- Genre: Thriller
- Screenplay by: Stephen Leather
- Directed by: Graham Theakston
- Starring: Dervla Kirwan; Mark Womack; Ciara Lyons; David Hunt; Angeline Ball; Marc Warren; Francis Magee; Daragh O'Malley; Brendan Coyle; Samantha Bond;
- Music by: Mike Moran
- Country of origin: United Kingdom
- Original language: English
- No. of series: 1
- No. of episodes: 2

Production
- Executive producers: Keith Evans Mark Freeland
- Producer: Paul Knight
- Cinematography: Lukas Strebel
- Editor: Nigel Parkes
- Running time: 90 minutes
- Production company: Paul Knight Productions

Original release
- Network: Sky One
- Release: 8 April – 15 April 2001

= The Bombmaker =

The Bombmaker is a two-part British television drama serial, written and created by Stephen Leather, and directed by Graham Theakston. It first broadcast on Sky One on 8 April 2001, with the second and final episode following a week later on 15 April. The series, based upon Leather's novel of the same name, stars Dervla Kirwan as Andrea Hayes, a former IRA bombmaker who is forced to come out of retirement when her daughter is kidnapped and held to ransom.

Mark Womack stars as Andrea's husband Martin, while Ciara Lyons plays the role of her daughter, Katie. David Hunt, Angeline Ball, Marc Warren, Francis Magee, Daragh O'Malley, Brendan Coyle and Samantha Bond are also credited as principal members of the cast. Filming on the series commenced in September 2000. Notably, the series has yet to be released on DVD.

==Production==
Dervla Kirwan said of her role as Andrea Hayes; "Graham Theakston, with whom I worked on The Dark Room (a BBC1 adaptation of the Minette Walters novel), was directing The Bombmaker and asked me if I was interested. I could see all the pitfalls in the script, but female characters who dominate like Andrea are few and far between. Whatever flaws there are, you owe it to yourself to do it. I've made a lot of mistakes in my career but the biggest mistake I've made is to turn down work. And I read Stephen Leather's book on which it was based, knew it was a bestseller and I think my commercial head took over."

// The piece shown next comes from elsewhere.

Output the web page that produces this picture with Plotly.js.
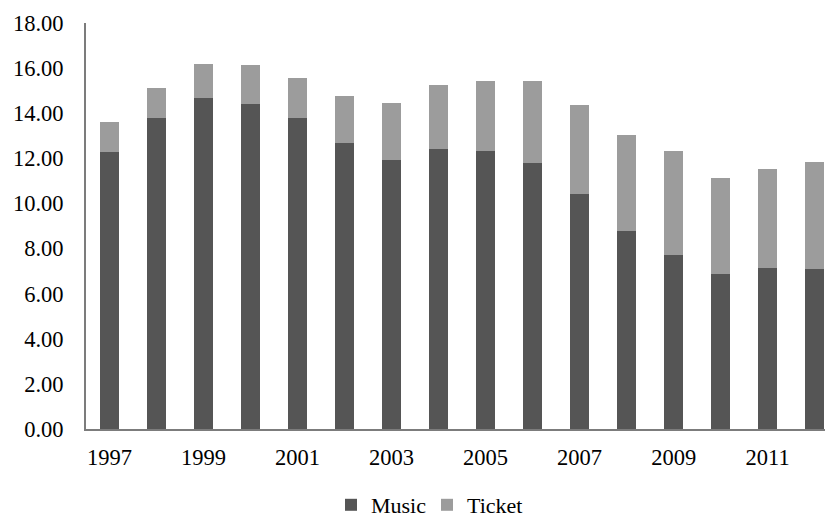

Stephen Leather said of writing the series; "There are several major twists the audience won't see coming...it's not a run-of-the-mill kidnapping, but you don't find out until the end why the kidnappers have taken the little girl. You think it's an IRA story, but... it constantly keeps you guessing."

==Cast==
- Dervla Kirwan as Andrea Hayes
- Mark Womack as Martin Hayes
- Ciara Lyons as Katie Hayes
- David Hunt as Egan
- Angeline Ball as Lydia McCracken
- Marc Warren as Quinn
- Francis Magee as O'Keefe
- Daragh O'Malley as Mick Canning
- Brendan Coyle as George McEvoy
- Samantha Bond as Patsy
- Brian Doherty	as DI Fitzgerald
- Keith Duffy as DS Power
- Maria McDermottroe as Miss O'Mara
- Barry Barnes as Padraig
- Scott Maslen as Captain Payne
- Andrew Pleavin Captain Crosbie
- Fiona Kember-Smith as Agent Gannon
- Lyn Fullerton	as Nuala

==Episodes==

| No. | Title | Directed by | Written by | Original release date | UK viewers (millions) |
| 1 | "Part 1" | Graham Theakston | Stephen Leather | 8 April 2001 | 0.86 |
Expert IRA bomb-maker turned police informant Andrea Hayes retires and starts a new life after four school-children are killed by one of her bombs. Ten years later, her blissful home life shattered when her daughter, Katie, is abducted from her bedroom in the dead of night. Andrea later discovers a ransom note, instructing her to leave her husband Martin and fly to London by herself. It also states that if the police are contacted, she and Martin will never see Katie again. In the hope of being reunited with Katie, Andrea obeys orders and follows instructions to meet with the kidnappers. Back in Dublin, Martin is powerless to help and becomes frantic with worry when he learns from Andrea that no ransom demand has been made, and that the kidnappers' request is something much more dangerous.
| 2 | "Part 2" | Graham Theakston | Stephen Leather | 15 April 2001 | N/A |
Having successfully hidden her past as a terrorist bombmaker, Martin is shocked to the discover Andrea's true identity. Meanwhile, the kidnappers instruct Andrea to construct a giant bomb in the City of London, which, if detonated, will cause widespread devastation and death. They inform her that refusal to undertake their commands will result in Katie's death. While Martin works with the police and the SAS to locate and free his family, Andrea is forced to make the horrendous choice of losing her only child or causing the deaths of hundreds of innocent people. With time running out, Andrea has no choice but to follow the kidnappers' demands.